HAVANA, Feb. 24th (DPA) On the evening of February 23, 1958, a gunman walked into Havana’s luxurious Hotel Lincoln and walked out with five-time Formula One champion Juan Manuel Fangio.
For the next 20 hours, Fangio was heldcaptive in a nearby apartment complex, where rebels fed him a nice dinner of steak and potatoes and gave him a radio so he could listen to the second annual Havana Grand Prix as it took place without him.
The race was Cuban President Fulgencio Batista’s attempt to keep up appearances as his country headed into the home stretch of an uprising that would lead to revolution. Less than a year later, rebels led by Fidel Castro would topple Batista’s government, ending Cuba’s sparkling tourist economy.

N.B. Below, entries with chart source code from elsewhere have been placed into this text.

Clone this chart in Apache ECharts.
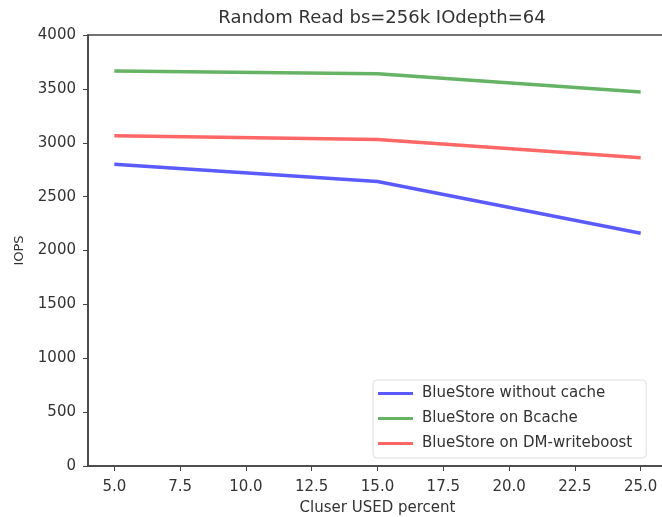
<!DOCTYPE html>
<html>
<head>
<meta charset="utf-8">
<script src="https://cdn.jsdelivr.net/npm/echarts@6/dist/echarts.min.js"></script>
<style>
  html, body { margin: 0; padding: 0; background: #fff; }
  #main { width: 662px; height: 517px; }
</style>
</head>
<body>
<div id="main"></div>
<script>
var usedPercent = [5, 15, 25];
var noCache = [2800, 2640, 2160];
var bcache = [3665, 3640, 3470];
var dmWriteboost = [3065, 3030, 2860];
var xTicks = [5, 7.5, 10, 12.5, 15, 17.5, 20, 22.5, 25];
var seriesNames = ['BlueStore without cache', 'BlueStore on Bcache', 'BlueStore on DM-writeboost'];

function pairs(ys) {
  return usedPercent.map(function (x, i) { return [x, ys[i]]; });
}

var font = 'DejaVu Sans';
var myChart = echarts.init(document.getElementById('main'));

var option = {
  animation: false,
  textStyle: { fontFamily: font },
  title: {
    text: 'Random Read bs=256k IOdepth=64',
    left: 377,
    textAlign: 'center',
    top: 4,
    textStyle: { fontFamily: font, fontSize: 18, fontWeight: 'normal', color: '#333' }
  },
  grid: {
    left: 88, top: 35, width: 579, height: 431,
    outerBoundsMode: 'none',
    containLabel: false,
    show: true, borderColor: '#444', borderWidth: 1.5, backgroundColor: '#fff'
  },
  legend: {
    orient: 'vertical',
    left: 373, top: 380,
    padding: [6, 14, 7, 5],
    itemGap: 10,
    itemWidth: 35, itemHeight: 3,
    icon: 'rect',
    backgroundColor: '#fff',
    borderColor: '#ddd', borderWidth: 1, borderRadius: 4,
    textStyle: { fontFamily: font, fontSize: 15, color: '#333', padding: [0, 0, 0, 4] },
    data: seriesNames
  },
  xAxis: {
    type: 'value',
    min: 4, max: 26,
    name: 'Cluser USED percent',
    nameLocation: 'middle',
    nameGap: 35,
    nameTextStyle: { fontFamily: font, fontSize: 15, color: '#333' },
    splitLine: { show: false },
    axisLine: { show: true, lineStyle: { color: '#444', width: 1.5 } },
    axisTick: { show: true, length: 5, customValues: xTicks, lineStyle: { color: '#444' } },
    axisLabel: {
      customValues: xTicks, margin: 14,
      fontFamily: font, fontSize: 15, color: '#333',
      formatter: function (v) { return v.toFixed(1); }
    }
  },
  yAxis: {
    type: 'value',
    min: 0, max: 4000, interval: 500,
    name: 'IOPS',
    nameLocation: 'middle',
    nameGap: 62,
    nameTextStyle: { fontFamily: font, fontSize: 13, color: '#333' },
    splitLine: { show: false },
    axisLine: { show: true, lineStyle: { color: '#444', width: 1.5 } },
    axisTick: { show: true, length: 5, lineStyle: { color: '#444' } },
    axisLabel: {
      margin: 12, fontFamily: font, fontSize: 15, color: '#333',
      formatter: function (v) { return String(v); }
    }
  },
  series: [
    { name: seriesNames[0], type: 'line', symbol: 'none', data: pairs(noCache),
      lineStyle: { color: '#5a5aff', width: 3.5 }, itemStyle: { color: '#5a5aff' } },
    { name: seriesNames[1], type: 'line', symbol: 'none', data: pairs(bcache),
      lineStyle: { color: '#66b366', width: 3.5 }, itemStyle: { color: '#66b366' } },
    { name: seriesNames[2], type: 'line', symbol: 'none', data: pairs(dmWriteboost),
      lineStyle: { color: '#ff6666', width: 3.5 }, itemStyle: { color: '#ff6666' } }
  ]
};

myChart.setOption(option);
</script>
</body>
</html>
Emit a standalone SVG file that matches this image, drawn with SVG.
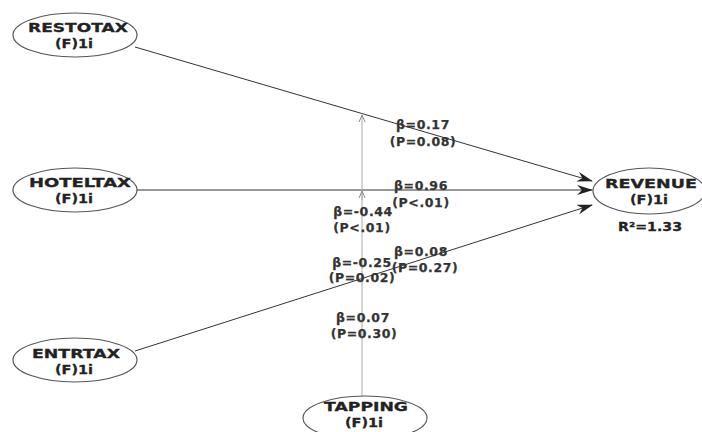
<svg xmlns="http://www.w3.org/2000/svg" width="702" height="432" viewBox="0 0 702 432">
<defs>
<marker id="big" markerWidth="16" markerHeight="10" refX="15" refY="5" orient="auto" markerUnits="userSpaceOnUse"><path d="M0,0 L16,5 L0,10 L5,5 Z" fill="#222"/></marker>
<marker id="small" markerWidth="8" markerHeight="8" refX="7" refY="4" orient="auto" markerUnits="userSpaceOnUse"><path d="M0,1 L7,4 L0,7" fill="none" stroke="#888" stroke-width="1"/></marker>
</defs>
<style>
.node ellipse{fill:#fff;stroke:#555;stroke-width:1.2}
.nt{font-family:"DejaVu Sans","Liberation Sans",sans-serif;font-weight:bold;font-size:13px;fill:#222;stroke:#222;stroke-width:0.3;text-anchor:middle}
.lb{font-family:"DejaVu Sans","Liberation Sans",sans-serif;font-weight:bold;font-size:12.5px;fill:#333;stroke:#333;stroke-width:0.25;text-anchor:middle;letter-spacing:0.6px}
.c{stroke:#333;stroke-width:1;fill:none}
.m{stroke:#aaa;stroke-width:1;fill:none}
</style>
<rect width="702" height="432" fill="#fff"/>
<g id="connectors">
<line class="c" x1="135" y1="47" x2="592" y2="181" marker-end="url(#big)"/>
<line class="c" x1="137" y1="190" x2="592" y2="190" marker-end="url(#big)"/>
<line class="c" x1="135" y1="351" x2="592" y2="205" marker-end="url(#big)"/>
<line class="m" x1="362" y1="396" x2="362" y2="115" marker-end="url(#small)"/>
<line class="m" x1="362" y1="200" x2="362" y2="191" marker-end="url(#small)"/>
</g>
<g id="labels">
<text class="lb" x="423" y="129">β=0.17</text>
<text class="lb" x="423" y="146">(P=0.08)</text>
<text class="lb" x="421" y="190">β=0.96</text>
<text class="lb" x="421" y="207">(P&lt;.01)</text>
<text class="lb" x="363" y="216">β=-0.44</text>
<text class="lb" x="362" y="232">(P&lt;.01)</text>
<text class="lb" x="421" y="256">β=0.08</text>
<text class="lb" x="425" y="272">(P=0.27)</text>
<text class="lb" x="362" y="267">β=-0.25</text>
<text class="lb" x="362" y="282">(P=0.02)</text>
<text class="lb" x="363" y="322">β=0.07</text>
<text class="lb" x="364" y="338">(P=0.30)</text>
</g>
<g id="RESTOTAX" class="node">
<ellipse cx="75" cy="35" rx="62" ry="22"/>
<text class="nt" x="78" y="32" textLength="100" lengthAdjust="spacingAndGlyphs">RESTOTAX</text>
<text class="nt" x="74" y="48" textLength="38" lengthAdjust="spacingAndGlyphs">(F)1i</text>
</g>
<g id="HOTELTAX" class="node">
<ellipse cx="75" cy="190" rx="62" ry="22"/>
<text class="nt" x="80" y="187" textLength="102" lengthAdjust="spacingAndGlyphs">HOTELTAX</text>
<text class="nt" x="74" y="203" textLength="38" lengthAdjust="spacingAndGlyphs">(F)1i</text>
</g>
<g id="ENTRTAX" class="node">
<ellipse cx="75" cy="360" rx="62" ry="22"/>
<text class="nt" x="76" y="358" textLength="88" lengthAdjust="spacingAndGlyphs">ENTRTAX</text>
<text class="nt" x="74" y="374" textLength="38" lengthAdjust="spacingAndGlyphs">(F)1i</text>
</g>
<g id="TAPPING" class="node">
<ellipse cx="365" cy="418" rx="62" ry="22"/>
<text class="nt" x="366" y="411" textLength="84" lengthAdjust="spacingAndGlyphs">TAPPING</text>
<text class="nt" x="364" y="427" textLength="38" lengthAdjust="spacingAndGlyphs">(F)1i</text>
</g>
<g id="REVENUE" class="node">
<ellipse cx="649" cy="191" rx="56" ry="23"/>
<text class="nt" x="651" y="188" textLength="92" lengthAdjust="spacingAndGlyphs">REVENUE</text>
<text class="nt" x="649" y="204" textLength="38" lengthAdjust="spacingAndGlyphs">(F)1i</text>
<text class="nt" x="650" y="231" textLength="64" lengthAdjust="spacingAndGlyphs">R²=1.33</text>
</g>
</svg>
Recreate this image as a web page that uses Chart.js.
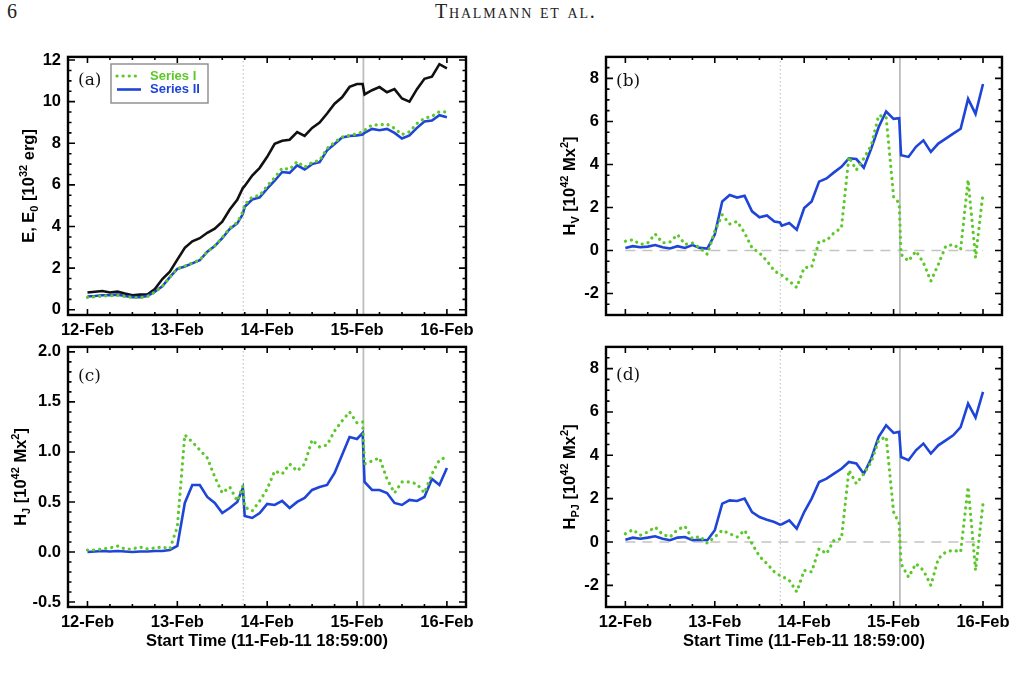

As Fangio listened to race coverage on his borrowed radio, tragedy struck on the course—which had been laid out on the streets of Havana—when Cuban driver Armando Garcia Cifuentes lost control of his Ferrari and mowed down a crowd of spectators. Seven were killed and more than 40 more injured. A broken oil line in a car driven by Argentina’s Roberto Mieres, not sabotage by the rebels as had been suspected, turned out to have caused an oil slick that sent Cifuentes off course.
Fangio won his first Formula One world championship in 1951, and won again in 1954, 1955, 1956 and 1957. Fangio called the kidnapping “just one more adventure” in what was a glorious racing career.